What's the story behind that?
Starters - back to the basics of supply and demand
We don't want to bore you with a topic that's constantly squeezed and wringed dry of its last drop, but here's a simple recap, theoretically, of how things work.
As COE premiums go up, a new car can start to look like a really bad value proposition, since more than half the money you're paying is based on an intangible cert moulded by the supply pressures of an artificially created system.
More so, this applies to mass market models - or most cars found in the Category A market segment - whose retail prices are largely seen to be reasonable only when they hover at, or below the S$100,000 mark with COE.
Finding no sense in giving in to a good battering from strong yet unnecessary financial headwinds, it's not uncommon for many to then turn to the used car market to stake the storm out. In turn, many second hand-dealers, cognisant of the increased demand, seize the opportunity to implement slightly steeper mark ups on the prices of their cars, knowing that these will boast lower annual depreciation rates in comparison anyway.

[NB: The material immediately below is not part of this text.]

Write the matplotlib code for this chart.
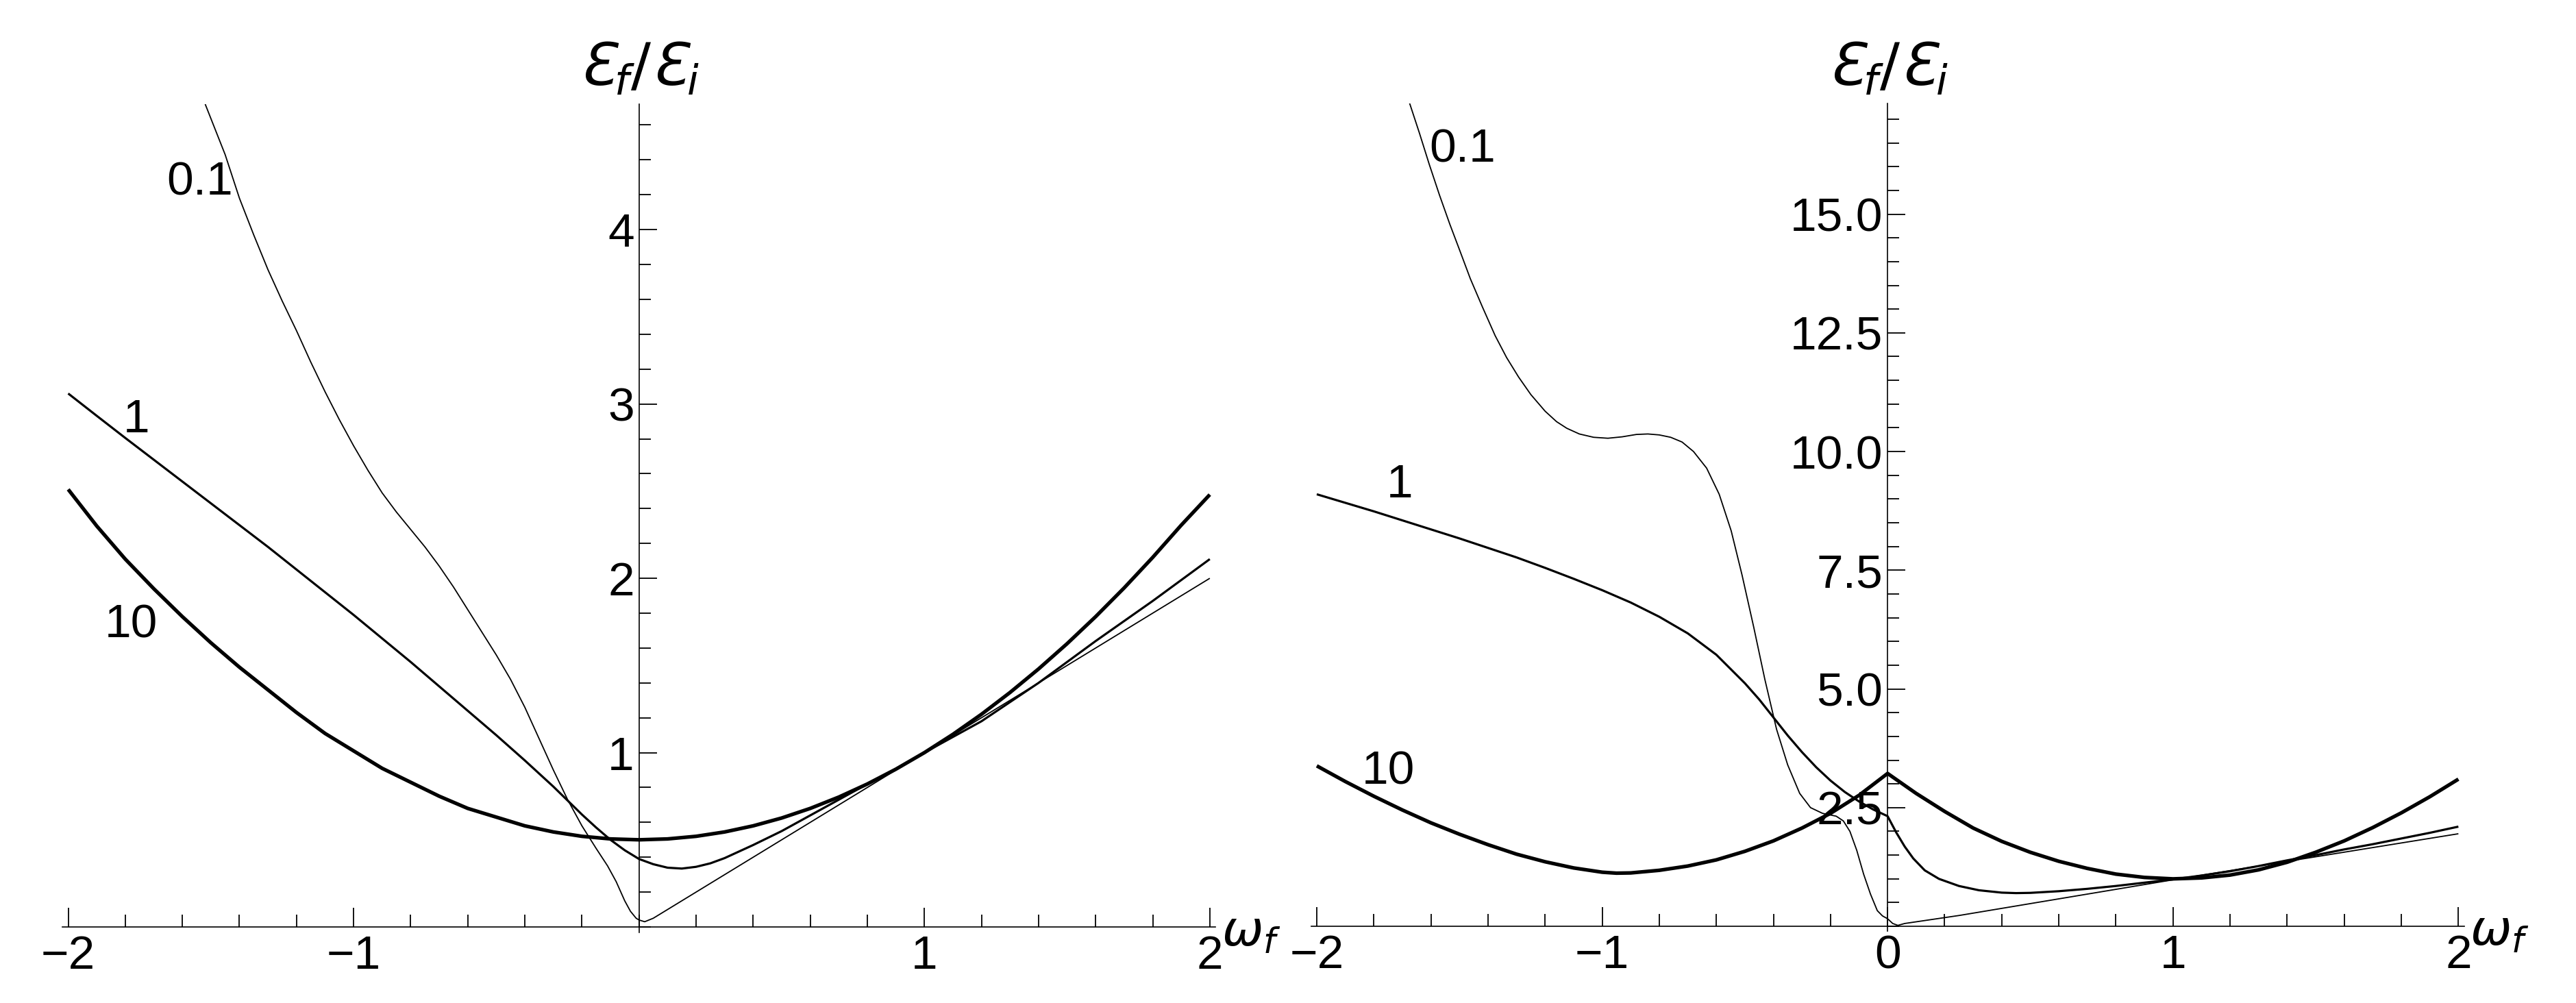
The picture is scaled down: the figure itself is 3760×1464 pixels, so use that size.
import numpy as np
import matplotlib.pyplot as plt
from matplotlib.ticker import FixedLocator, MultipleLocator, FormatStrFormatter

plt.rcParams['font.family'] = ['Liberation Sans', 'DejaVu Sans']
plt.rcParams['mathtext.fontset'] = 'custom'
plt.rcParams['mathtext.rm'] = 'DejaVu Sans'
plt.rcParams['mathtext.it'] = 'DejaVu Sans:italic'

# ---- left panel: curves ----
left_x_10 = [-2.0, -1.9, -1.8, -1.7, -1.6, -1.5, -1.4, -1.3, -1.2, -1.1, -1.0, -0.9, -0.8, -0.7,
             -0.6, -0.5, -0.4, -0.3, -0.2, -0.1, 0.0, 0.1, 0.2, 0.3, 0.4, 0.5, 0.6, 0.7, 0.8, 0.9,
             1.0, 1.1, 1.2, 1.3, 1.4, 1.5, 1.6, 1.7, 1.8, 1.9, 2.0]
left_y_10 = [2.51, 2.30, 2.11, 1.94, 1.78, 1.63, 1.49, 1.36, 1.23, 1.11, 1.01, 0.91, 0.83, 0.75,
             0.68, 0.63, 0.58, 0.545, 0.52, 0.505, 0.50, 0.505, 0.52, 0.545, 0.58, 0.625, 0.68, 0.745,
             0.82, 0.905, 1.0, 1.105, 1.22, 1.345, 1.48, 1.625, 1.78, 1.945, 2.12, 2.305, 2.48]

left_x_1 = [-2.0, -1.9, -1.8, -1.7, -1.6, -1.5, -1.4, -1.3, -1.2, -1.1, -1.0, -0.9, -0.8, -0.7,
            -0.6, -0.5, -0.4, -0.3, -0.25, -0.2, -0.15, -0.1, -0.05, 0.0, 0.05, 0.1, 0.15, 0.2,
            0.25, 0.3, 0.4, 0.5, 0.6, 0.7, 0.8, 0.9, 1.0, 1.2, 1.4, 1.6, 1.8, 2.0]
left_y_1 = [3.06, 2.932, 2.805, 2.68, 2.555, 2.43, 2.305, 2.18, 2.05, 1.92, 1.79, 1.655, 1.52, 1.38,
            1.24, 1.10, 0.955, 0.805, 0.725, 0.645, 0.57, 0.50, 0.44, 0.39, 0.36, 0.34, 0.335, 0.345,
            0.365, 0.395, 0.47, 0.55, 0.64, 0.73, 0.82, 0.905, 1.0, 1.18, 1.40, 1.64, 1.87, 2.11]

left_x_01 = [-1.52, -1.45, -1.4, -1.35, -1.3, -1.25, -1.2, -1.15, -1.1, -1.05, -1.0, -0.95, -0.9,
             -0.85, -0.8, -0.75, -0.7, -0.65, -0.6, -0.55, -0.5, -0.45, -0.4, -0.35, -0.3, -0.25,
             -0.2, -0.15, -0.11, -0.08, -0.05, -0.03, -0.01, 0.0, 0.02, 0.05, 0.1, 0.5, 1.0, 1.5, 2.0]
left_y_01 = [4.72, 4.43, 4.18, 3.97, 3.77, 3.59, 3.42, 3.24, 3.07, 2.91, 2.76, 2.62, 2.49,
             2.38, 2.28, 2.18, 2.07, 1.95, 1.82, 1.69, 1.56, 1.42, 1.26, 1.08, 0.90, 0.73,
             0.58, 0.45, 0.35, 0.26, 0.15, 0.09, 0.05, 0.04, 0.03, 0.05, 0.1, 0.5, 1.0, 1.5, 2.0]

# ---- right panel ----
right_x_10 = [-2.0, -1.9, -1.8, -1.7, -1.6, -1.5, -1.4, -1.3, -1.2, -1.1, -1.0, -0.95, -0.9, -0.8,
              -0.7, -0.6, -0.5, -0.4, -0.3, -0.2, -0.1, 0.0, 0.1, 0.2, 0.3, 0.4, 0.5, 0.6, 0.7,
              0.8, 0.9, 1.0, 1.1, 1.2, 1.3, 1.4, 1.5, 1.6, 1.7, 1.8, 1.9, 2.0]
right_y_10 = [3.38, 3.05, 2.74, 2.45, 2.18, 1.94, 1.72, 1.52, 1.36, 1.23, 1.14, 1.12, 1.125, 1.18,
              1.27, 1.40, 1.58, 1.80, 2.07, 2.38, 2.76, 3.22, 2.80, 2.42, 2.07, 1.79, 1.56, 1.37, 1.22,
              1.10, 1.03, 1.0, 1.02, 1.08, 1.19, 1.35, 1.56, 1.80, 2.08, 2.39, 2.73, 3.10]

right_x_1 = [-2.0, -1.9, -1.8, -1.7, -1.6, -1.5, -1.4, -1.3, -1.2, -1.1, -1.0, -0.9, -0.8, -0.7,
             -0.6, -0.5, -0.45, -0.4, -0.35, -0.3, -0.25, -0.2, -0.15, -0.1, -0.05, 0.0, 0.03,
             0.06, 0.09, 0.13, 0.18, 0.25, 0.32, 0.4, 0.45, 0.5, 0.6, 0.7, 0.8, 0.9, 1.0, 1.1,
             1.2, 1.3, 1.4, 1.5, 1.6, 1.7, 1.8, 1.9, 2.0]
right_y_1 = [9.10, 8.92, 8.74, 8.55, 8.36, 8.17, 7.97, 7.77, 7.55, 7.32, 7.08, 6.82, 6.52, 6.17,
             5.72, 5.12, 4.78, 4.40, 4.02, 3.67, 3.35, 3.07, 2.83, 2.63, 2.46, 2.32, 1.98,
             1.68, 1.43, 1.18, 1.0, 0.85, 0.76, 0.71, 0.70, 0.705, 0.74, 0.79, 0.85, 0.92, 0.99, 1.07,
             1.16, 1.27, 1.39, 1.50, 1.62, 1.73, 1.85, 1.97, 2.10]

right_x_01 = [-1.675, -1.64, -1.606, -1.57, -1.534, -1.5, -1.462, -1.42, -1.375, -1.335, -1.293,
              -1.25, -1.2, -1.16, -1.124, -1.08, -1.03, -0.98, -0.93, -0.88, -0.84, -0.8, -0.76,
              -0.72, -0.68, -0.634, -0.59, -0.548, -0.51, -0.469, -0.43, -0.389, -0.35, -0.308,
              -0.27, -0.228, -0.18, -0.155, -0.132, -0.108, -0.084, -0.06, -0.036, -0.018, 0.0,
              0.018, 0.036, 0.06, 0.252, 1.0, 2.0]
right_y_01 = [17.34, 16.7, 16.05, 15.4, 14.79, 14.25, 13.64, 13.05, 12.44, 11.98, 11.57,
              11.2, 10.85, 10.63, 10.49, 10.37, 10.30, 10.28, 10.31, 10.36, 10.37, 10.35, 10.30,
              10.20, 10.0, 9.65, 9.1, 8.33, 7.4, 6.3, 5.2, 4.15, 3.4, 2.8,
              2.5, 2.38, 2.32, 2.22, 2.0, 1.6, 1.1, 0.68, 0.33, 0.22, 0.16,
              0.06, 0.02, 0.06, 0.23, 0.98, 1.95]

left_ticks_x = [-2, -1, 1, 2]
right_ticks_x = [-2, -1, 0, 1, 2]
left_ticks_y = [1, 2, 3, 4]
right_ticks_y = [2.5, 5.0, 7.5, 10.0, 12.5, 15.0]

# curve labels: (text, x, y)
left_labels = [('0.1', -1.54, 4.27), ('1', -1.76, 2.91), ('10', -1.78, 1.73)]
right_labels = [('0.1', -1.49, 16.36), ('1', -1.71, 9.3), ('10', -1.75, 3.25)]


def setup_axes(ax, xticks, yticks, ylim, yminor, yfmt=None):
    ax.set_xlim(-2.02, 2.02)
    ax.set_ylim(*ylim)
    for s in ['top', 'right']:
        ax.spines[s].set_visible(False)
    for s in ['left', 'bottom']:
        ax.spines[s].set_position(('data', 0))
        ax.spines[s].set_linewidth(1.2)
    ax.xaxis.set_major_locator(FixedLocator(xticks))
    ax.xaxis.set_minor_locator(MultipleLocator(0.2))
    ax.yaxis.set_major_locator(FixedLocator(yticks))
    ax.yaxis.set_minor_locator(MultipleLocator(yminor))
    if yfmt:
        ax.yaxis.set_major_formatter(FormatStrFormatter(yfmt))
    ax.tick_params(axis='x', which='major', direction='in', length=20, width=1.3, pad=8, labelsize=50)
    ax.tick_params(axis='x', which='minor', direction='in', length=13, width=1.3)
    ax.tick_params(axis='y', which='major', direction='in', length=19, width=1.3, pad=5, labelsize=50)
    ax.tick_params(axis='y', which='minor', direction='in', length=12, width=1.3)
    ax.annotate(r'$Ɛ_f/Ɛ_i$', xy=(0, 1), xycoords=('data', 'axes fraction'),
                xytext=(0, 7), textcoords='offset points', ha='center', va='bottom', fontsize=62)
    ax.annotate(r'$\omega_f$', xy=(1, 0), xycoords=('axes fraction', 'data'),
                xytext=(6, -6), textcoords='offset points', ha='left', va='center', fontsize=52)


fig = plt.figure(figsize=(37.6, 14.64), dpi=100)
ax1 = fig.add_axes([0.02426, 0.0706, 0.4476, 0.8256])
ax2 = fig.add_axes([0.50896, 0.0717, 0.4476, 0.8251])

setup_axes(ax1, left_ticks_x, left_ticks_y, (-0.03, 4.72), 0.2)
setup_axes(ax2, right_ticks_x, right_ticks_y, (-0.1, 17.33), 0.5, '%.1f')

for ax, curves, labels in [
    (ax1, [(left_x_01, left_y_01, 1.3), (left_x_1, left_y_1, 2.3), (left_x_10, left_y_10, 3.8)], left_labels),
    (ax2, [(right_x_01, right_y_01, 1.3), (right_x_1, right_y_1, 2.3), (right_x_10, right_y_10, 3.8)], right_labels),
]:
    for xs, ys, lw in curves:
        ax.plot(xs, ys, color='black', lw=lw, solid_joinstyle='round', solid_capstyle='butt')
    for txt, tx, ty in labels:
        ax.text(tx, ty, txt, fontsize=50, ha='center', va='center')

fig.savefig('out.png', dpi=100, facecolor='white')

This is where the inquisitive, profit seeking ones among us come into the picture. If we assume that dealers see the possibility of implementing fatter mark-ups on the cars that they procure, we, as the owners of existing cars, should also see some of those extra margins coming back to us when we transact our cars with them.
And so - this is how the basic theory of higher COE premiums translating into higher resale values for cars goes. At least theoretically.
But if you need a car… you still need a car
Before you start the virtual egg-throwing at a statement so self-evident that it may sound ridiculous, let us explain.
There's a pretty good chance that many among us who are seeking to sell our cars at a profit now still want to drive. Where, then, would we procure a new set of wheels from?
Surely not the new car market.
And so, we return to the second-hand market… in which we find cars that would have higher dealer mark-ups than, say, two-and-a-half years ago. That higher profit margin that you may have just enjoyed from the sale of your own car? That probably applies to the other used car you're now considering as well.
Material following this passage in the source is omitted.